On their own, buyers may buy computer software programs to help them "design" their house. Several programs allow users to create, decorate and walk through images of their dream homes. The expense, as well as the amount of computer literacy required, vary widely. Artifice's DesignWorkshop, a complex 3-D program, costs $459 by mail-order. Abracadata's Design Your Own Home series of 2-D programs costs $49.

* Step 6. Watch the house being built.

From the time the sales contract is signed until the deal is settled and the house is ready to move in may take from three to eight months, Mr. Hickey said.

Once the buyer's loan is approved by the lender, the builder applies for a building permit from the local jurisdiction. That can take anywhere from three days to three weeks, he said, depending on the permitting agency. Construction begins only when the builder has a permit.

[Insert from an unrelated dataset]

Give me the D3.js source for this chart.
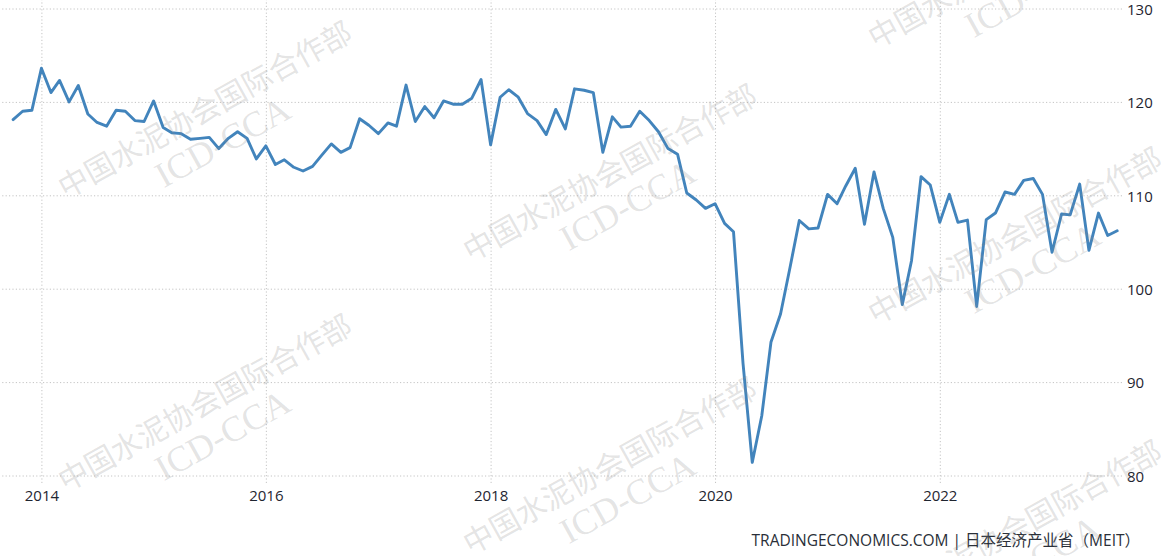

"Once you get the hole dug, it's on track," Mr. Hickey said. "But we may not be able to put the hole in for 60 days because the buyer has to get his mortgage approved, or the site plan has to be approved by the county."

Buyers often request changes in design after construction has begun.

For a custom builder, changes aren't usually much of a problem. Not so for a production builder. Mr. Hickey said buyers do themselves a big favor by carefully considering their options before the foundation is poured.

After waiting for so many weeks, buyers become especially antsy once the house frame takes shape, Mr. Hickey said. But patience is still important at that stage, too. He and other builders encourage buyers to visit their new home under construction, but only when they are escorted by a sales manager.

"Possession takes place at settlement," he said. "Technically it's not the buyer's house and they have no rights to enter the premises," until the sale is closed. He said builders are concerned about accidents at the site involving the buyer.

"It's only human nature to want to see your home being constructed," Mr. Hickey said. "I just ask them to come see me first."